Dataset extract —
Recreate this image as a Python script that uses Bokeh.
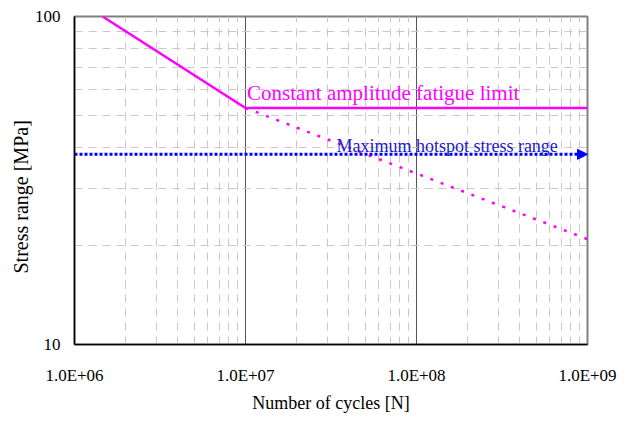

...

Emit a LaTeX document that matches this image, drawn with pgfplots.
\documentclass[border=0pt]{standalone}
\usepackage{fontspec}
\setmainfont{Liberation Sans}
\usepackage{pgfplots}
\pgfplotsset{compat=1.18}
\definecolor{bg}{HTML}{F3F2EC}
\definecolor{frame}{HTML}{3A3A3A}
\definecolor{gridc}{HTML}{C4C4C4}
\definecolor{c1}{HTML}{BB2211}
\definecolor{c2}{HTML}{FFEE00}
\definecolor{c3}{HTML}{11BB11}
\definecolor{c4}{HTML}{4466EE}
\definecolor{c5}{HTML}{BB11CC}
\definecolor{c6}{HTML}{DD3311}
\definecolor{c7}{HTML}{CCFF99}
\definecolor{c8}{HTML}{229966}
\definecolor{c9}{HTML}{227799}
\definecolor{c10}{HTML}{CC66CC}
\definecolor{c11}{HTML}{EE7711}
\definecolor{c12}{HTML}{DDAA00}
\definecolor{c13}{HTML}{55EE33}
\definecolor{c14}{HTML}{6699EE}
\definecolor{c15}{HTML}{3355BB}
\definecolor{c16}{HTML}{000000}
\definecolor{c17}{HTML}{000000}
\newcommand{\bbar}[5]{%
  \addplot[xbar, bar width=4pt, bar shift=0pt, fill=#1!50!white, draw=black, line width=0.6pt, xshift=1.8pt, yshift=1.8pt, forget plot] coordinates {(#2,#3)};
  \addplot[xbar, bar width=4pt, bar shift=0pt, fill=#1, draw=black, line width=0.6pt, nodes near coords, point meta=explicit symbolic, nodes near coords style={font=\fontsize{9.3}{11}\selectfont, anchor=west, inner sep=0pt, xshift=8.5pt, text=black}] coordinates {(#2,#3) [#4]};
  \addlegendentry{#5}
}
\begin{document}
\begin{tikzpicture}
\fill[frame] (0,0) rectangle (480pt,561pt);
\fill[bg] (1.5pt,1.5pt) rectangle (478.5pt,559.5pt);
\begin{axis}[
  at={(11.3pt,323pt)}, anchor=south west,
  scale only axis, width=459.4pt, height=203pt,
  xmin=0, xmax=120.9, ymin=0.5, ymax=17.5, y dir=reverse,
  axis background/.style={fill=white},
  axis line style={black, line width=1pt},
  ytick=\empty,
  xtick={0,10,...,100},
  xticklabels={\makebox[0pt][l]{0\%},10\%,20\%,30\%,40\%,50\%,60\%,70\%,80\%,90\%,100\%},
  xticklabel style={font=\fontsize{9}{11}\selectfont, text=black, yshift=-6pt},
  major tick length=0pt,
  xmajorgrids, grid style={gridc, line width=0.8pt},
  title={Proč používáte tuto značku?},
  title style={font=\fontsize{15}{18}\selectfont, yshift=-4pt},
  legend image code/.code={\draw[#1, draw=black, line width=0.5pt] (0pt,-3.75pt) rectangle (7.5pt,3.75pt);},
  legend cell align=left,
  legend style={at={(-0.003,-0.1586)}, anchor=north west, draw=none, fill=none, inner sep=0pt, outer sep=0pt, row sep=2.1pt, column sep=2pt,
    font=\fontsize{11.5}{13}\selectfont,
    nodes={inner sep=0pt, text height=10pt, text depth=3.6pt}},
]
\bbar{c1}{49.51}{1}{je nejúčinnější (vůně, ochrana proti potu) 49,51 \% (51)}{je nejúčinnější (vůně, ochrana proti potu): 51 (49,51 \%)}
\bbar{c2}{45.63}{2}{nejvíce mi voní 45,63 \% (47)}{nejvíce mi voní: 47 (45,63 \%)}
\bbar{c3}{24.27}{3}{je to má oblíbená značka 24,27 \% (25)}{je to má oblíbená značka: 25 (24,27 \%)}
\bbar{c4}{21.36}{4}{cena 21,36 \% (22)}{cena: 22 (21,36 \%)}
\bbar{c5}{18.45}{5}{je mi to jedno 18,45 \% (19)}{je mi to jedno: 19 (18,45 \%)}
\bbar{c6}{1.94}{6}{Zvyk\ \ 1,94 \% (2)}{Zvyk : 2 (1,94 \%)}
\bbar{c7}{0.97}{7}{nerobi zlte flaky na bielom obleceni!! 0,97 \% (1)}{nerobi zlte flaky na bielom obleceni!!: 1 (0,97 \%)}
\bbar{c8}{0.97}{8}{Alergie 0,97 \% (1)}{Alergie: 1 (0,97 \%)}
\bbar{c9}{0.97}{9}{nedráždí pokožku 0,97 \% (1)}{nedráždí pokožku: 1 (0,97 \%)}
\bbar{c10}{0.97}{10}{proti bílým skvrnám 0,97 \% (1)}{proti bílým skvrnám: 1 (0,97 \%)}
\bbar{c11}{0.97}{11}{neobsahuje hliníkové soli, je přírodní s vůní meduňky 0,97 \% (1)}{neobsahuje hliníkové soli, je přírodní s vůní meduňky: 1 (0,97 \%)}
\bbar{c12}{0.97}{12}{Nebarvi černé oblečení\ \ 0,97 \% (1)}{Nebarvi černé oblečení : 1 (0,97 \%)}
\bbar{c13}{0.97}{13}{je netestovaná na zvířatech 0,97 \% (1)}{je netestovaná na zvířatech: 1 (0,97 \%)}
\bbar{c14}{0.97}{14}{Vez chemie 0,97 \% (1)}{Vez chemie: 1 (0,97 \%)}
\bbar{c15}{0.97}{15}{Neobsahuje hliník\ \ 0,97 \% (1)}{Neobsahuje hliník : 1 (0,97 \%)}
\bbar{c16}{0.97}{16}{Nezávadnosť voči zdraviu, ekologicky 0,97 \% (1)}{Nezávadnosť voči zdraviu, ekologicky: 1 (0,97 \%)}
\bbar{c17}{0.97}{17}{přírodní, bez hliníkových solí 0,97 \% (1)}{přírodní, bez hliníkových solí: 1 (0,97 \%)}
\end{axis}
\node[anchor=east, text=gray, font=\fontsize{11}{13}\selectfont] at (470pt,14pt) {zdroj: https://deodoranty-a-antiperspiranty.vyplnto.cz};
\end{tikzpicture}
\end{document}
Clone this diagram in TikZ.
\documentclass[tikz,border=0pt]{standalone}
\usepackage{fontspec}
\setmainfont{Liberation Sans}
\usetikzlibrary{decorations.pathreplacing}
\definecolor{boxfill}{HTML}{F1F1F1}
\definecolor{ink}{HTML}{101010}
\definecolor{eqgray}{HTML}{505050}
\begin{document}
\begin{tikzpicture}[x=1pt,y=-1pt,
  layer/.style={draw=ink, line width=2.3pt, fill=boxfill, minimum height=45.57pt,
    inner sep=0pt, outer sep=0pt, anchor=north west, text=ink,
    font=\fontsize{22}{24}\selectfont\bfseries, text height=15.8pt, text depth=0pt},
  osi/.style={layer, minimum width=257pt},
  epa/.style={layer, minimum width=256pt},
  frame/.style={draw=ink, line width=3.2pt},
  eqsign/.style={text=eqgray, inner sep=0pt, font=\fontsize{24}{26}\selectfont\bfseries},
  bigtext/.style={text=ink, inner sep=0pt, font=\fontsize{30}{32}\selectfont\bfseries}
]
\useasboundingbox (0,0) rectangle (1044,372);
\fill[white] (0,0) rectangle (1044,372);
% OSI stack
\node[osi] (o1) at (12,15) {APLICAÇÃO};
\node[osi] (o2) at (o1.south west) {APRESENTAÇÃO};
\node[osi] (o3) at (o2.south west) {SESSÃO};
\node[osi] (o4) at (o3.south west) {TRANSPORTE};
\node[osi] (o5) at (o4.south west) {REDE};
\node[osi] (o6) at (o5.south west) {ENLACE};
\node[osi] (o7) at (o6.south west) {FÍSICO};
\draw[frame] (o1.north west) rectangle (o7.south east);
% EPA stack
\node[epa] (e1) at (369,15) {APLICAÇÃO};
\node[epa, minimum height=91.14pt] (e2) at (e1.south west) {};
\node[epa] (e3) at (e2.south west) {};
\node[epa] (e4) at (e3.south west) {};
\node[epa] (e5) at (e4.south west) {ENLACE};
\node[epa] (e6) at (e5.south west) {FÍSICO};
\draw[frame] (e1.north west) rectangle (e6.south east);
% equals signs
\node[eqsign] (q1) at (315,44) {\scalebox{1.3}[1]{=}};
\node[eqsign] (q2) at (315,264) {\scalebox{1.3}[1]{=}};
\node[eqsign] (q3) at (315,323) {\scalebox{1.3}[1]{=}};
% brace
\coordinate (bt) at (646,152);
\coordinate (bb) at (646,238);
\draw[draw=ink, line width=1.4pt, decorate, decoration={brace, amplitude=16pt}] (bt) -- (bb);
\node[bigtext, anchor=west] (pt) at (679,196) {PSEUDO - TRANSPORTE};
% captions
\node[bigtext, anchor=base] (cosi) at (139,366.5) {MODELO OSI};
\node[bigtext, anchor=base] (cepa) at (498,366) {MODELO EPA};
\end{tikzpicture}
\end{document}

==

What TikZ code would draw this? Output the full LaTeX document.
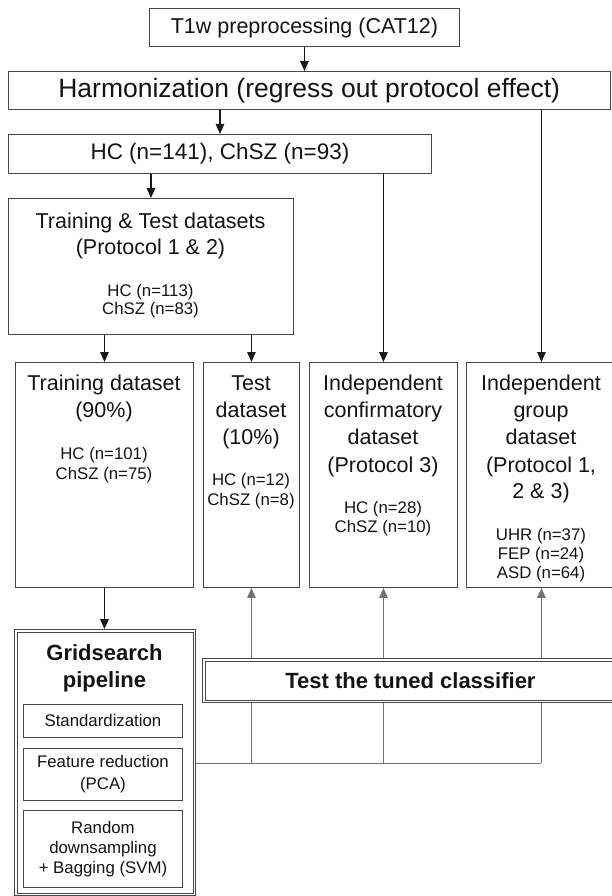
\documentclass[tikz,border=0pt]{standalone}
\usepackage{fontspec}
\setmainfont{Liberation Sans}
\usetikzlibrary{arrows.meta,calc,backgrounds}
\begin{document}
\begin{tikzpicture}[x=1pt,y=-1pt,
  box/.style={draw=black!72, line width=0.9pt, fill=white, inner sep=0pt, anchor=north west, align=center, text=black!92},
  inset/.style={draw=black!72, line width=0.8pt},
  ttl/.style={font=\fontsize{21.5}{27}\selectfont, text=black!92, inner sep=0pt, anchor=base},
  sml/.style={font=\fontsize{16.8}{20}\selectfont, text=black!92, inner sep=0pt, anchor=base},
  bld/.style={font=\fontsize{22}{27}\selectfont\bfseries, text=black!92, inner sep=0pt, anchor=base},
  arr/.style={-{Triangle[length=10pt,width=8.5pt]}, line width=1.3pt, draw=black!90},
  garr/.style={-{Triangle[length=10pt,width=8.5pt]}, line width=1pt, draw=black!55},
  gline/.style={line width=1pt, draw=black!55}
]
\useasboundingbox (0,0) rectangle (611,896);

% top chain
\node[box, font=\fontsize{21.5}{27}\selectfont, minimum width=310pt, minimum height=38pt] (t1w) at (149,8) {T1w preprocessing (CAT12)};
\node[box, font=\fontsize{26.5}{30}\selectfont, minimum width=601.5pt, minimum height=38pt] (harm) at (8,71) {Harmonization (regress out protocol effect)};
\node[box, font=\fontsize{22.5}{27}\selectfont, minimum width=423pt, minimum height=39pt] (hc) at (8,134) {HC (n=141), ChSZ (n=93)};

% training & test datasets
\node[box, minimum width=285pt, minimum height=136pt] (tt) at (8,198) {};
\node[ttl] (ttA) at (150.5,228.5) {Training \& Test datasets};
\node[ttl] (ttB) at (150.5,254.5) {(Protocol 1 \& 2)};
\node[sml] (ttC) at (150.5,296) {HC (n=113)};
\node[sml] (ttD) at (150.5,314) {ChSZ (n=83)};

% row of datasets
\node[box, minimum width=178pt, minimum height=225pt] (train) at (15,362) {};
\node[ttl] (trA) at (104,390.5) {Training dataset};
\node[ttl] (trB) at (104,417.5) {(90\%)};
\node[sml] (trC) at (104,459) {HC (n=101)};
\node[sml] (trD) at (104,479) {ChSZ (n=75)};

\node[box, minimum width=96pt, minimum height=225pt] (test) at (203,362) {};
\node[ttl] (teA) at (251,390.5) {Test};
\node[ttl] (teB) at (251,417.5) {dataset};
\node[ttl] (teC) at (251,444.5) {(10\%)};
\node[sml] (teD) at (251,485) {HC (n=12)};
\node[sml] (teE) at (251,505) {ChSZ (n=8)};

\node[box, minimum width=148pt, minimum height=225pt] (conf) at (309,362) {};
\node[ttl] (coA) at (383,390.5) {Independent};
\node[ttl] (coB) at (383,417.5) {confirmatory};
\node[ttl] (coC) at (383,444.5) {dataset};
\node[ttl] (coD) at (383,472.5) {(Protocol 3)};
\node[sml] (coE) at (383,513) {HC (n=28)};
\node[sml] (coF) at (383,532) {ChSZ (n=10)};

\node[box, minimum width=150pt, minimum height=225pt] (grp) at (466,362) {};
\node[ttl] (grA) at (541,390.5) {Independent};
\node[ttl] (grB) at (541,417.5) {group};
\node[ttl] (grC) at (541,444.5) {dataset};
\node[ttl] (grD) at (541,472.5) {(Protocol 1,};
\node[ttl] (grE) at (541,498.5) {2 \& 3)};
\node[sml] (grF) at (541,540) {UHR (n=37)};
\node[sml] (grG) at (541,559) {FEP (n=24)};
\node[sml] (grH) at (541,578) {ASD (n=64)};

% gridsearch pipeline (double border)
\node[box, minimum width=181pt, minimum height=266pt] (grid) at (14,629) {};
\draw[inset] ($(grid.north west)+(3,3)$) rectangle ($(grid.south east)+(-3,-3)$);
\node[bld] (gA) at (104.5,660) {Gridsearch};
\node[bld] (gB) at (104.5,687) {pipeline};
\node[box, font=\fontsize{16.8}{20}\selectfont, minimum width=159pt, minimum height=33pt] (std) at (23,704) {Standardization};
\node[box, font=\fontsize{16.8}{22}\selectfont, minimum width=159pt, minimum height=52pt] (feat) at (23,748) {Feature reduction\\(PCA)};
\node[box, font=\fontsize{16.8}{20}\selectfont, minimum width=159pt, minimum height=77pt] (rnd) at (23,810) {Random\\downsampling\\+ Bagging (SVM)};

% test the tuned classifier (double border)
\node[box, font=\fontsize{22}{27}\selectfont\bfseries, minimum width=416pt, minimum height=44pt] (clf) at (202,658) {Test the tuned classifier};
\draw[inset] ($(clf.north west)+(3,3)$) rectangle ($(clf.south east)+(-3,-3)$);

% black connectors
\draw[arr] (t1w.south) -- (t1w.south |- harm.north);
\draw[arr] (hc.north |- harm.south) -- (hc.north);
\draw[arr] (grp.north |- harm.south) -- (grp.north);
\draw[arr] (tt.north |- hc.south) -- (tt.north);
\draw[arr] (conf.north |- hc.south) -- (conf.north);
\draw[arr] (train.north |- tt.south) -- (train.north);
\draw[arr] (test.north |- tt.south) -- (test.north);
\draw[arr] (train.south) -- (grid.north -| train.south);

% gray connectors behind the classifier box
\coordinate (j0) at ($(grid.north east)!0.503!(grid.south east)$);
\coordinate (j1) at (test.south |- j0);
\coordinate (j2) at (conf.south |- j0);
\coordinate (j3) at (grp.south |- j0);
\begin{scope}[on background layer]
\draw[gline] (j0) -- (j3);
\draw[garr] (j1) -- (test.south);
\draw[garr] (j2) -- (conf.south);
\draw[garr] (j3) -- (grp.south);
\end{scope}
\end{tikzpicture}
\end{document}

Problem requirements —
The lines you need run from the one containing "What TikZ code" down to the one containing "(ttD) at (150.5,314)"; print them exactly, both ends included, and leave out pictures.

Answer to the task —
What TikZ code would draw this? Output the full LaTeX document.
\documentclass[tikz,border=0pt]{standalone}
\usepackage{fontspec}
\setmainfont{Liberation Sans}
\usetikzlibrary{arrows.meta,calc,backgrounds}
\begin{document}
\begin{tikzpicture}[x=1pt,y=-1pt,
  box/.style={draw=black!72, line width=0.9pt, fill=white, inner sep=0pt, anchor=north west, align=center, text=black!92},
  inset/.style={draw=black!72, line width=0.8pt},
  ttl/.style={font=\fontsize{21.5}{27}\selectfont, text=black!92, inner sep=0pt, anchor=base},
  sml/.style={font=\fontsize{16.8}{20}\selectfont, text=black!92, inner sep=0pt, anchor=base},
  bld/.style={font=\fontsize{22}{27}\selectfont\bfseries, text=black!92, inner sep=0pt, anchor=base},
  arr/.style={-{Triangle[length=10pt,width=8.5pt]}, line width=1.3pt, draw=black!90},
  garr/.style={-{Triangle[length=10pt,width=8.5pt]}, line width=1pt, draw=black!55},
  gline/.style={line width=1pt, draw=black!55}
]
\useasboundingbox (0,0) rectangle (611,896);

% top chain
\node[box, font=\fontsize{21.5}{27}\selectfont, minimum width=310pt, minimum height=38pt] (t1w) at (149,8) {T1w preprocessing (CAT12)};
\node[box, font=\fontsize{26.5}{30}\selectfont, minimum width=601.5pt, minimum height=38pt] (harm) at (8,71) {Harmonization (regress out protocol effect)};
\node[box, font=\fontsize{22.5}{27}\selectfont, minimum width=423pt, minimum height=39pt] (hc) at (8,134) {HC (n=141), ChSZ (n=93)};

% training & test datasets
\node[box, minimum width=285pt, minimum height=136pt] (tt) at (8,198) {};
\node[ttl] (ttA) at (150.5,228.5) {Training \& Test datasets};
\node[ttl] (ttB) at (150.5,254.5) {(Protocol 1 \& 2)};
\node[sml] (ttC) at (150.5,296) {HC (n=113)};
\node[sml] (ttD) at (150.5,314) {ChSZ (n=83)};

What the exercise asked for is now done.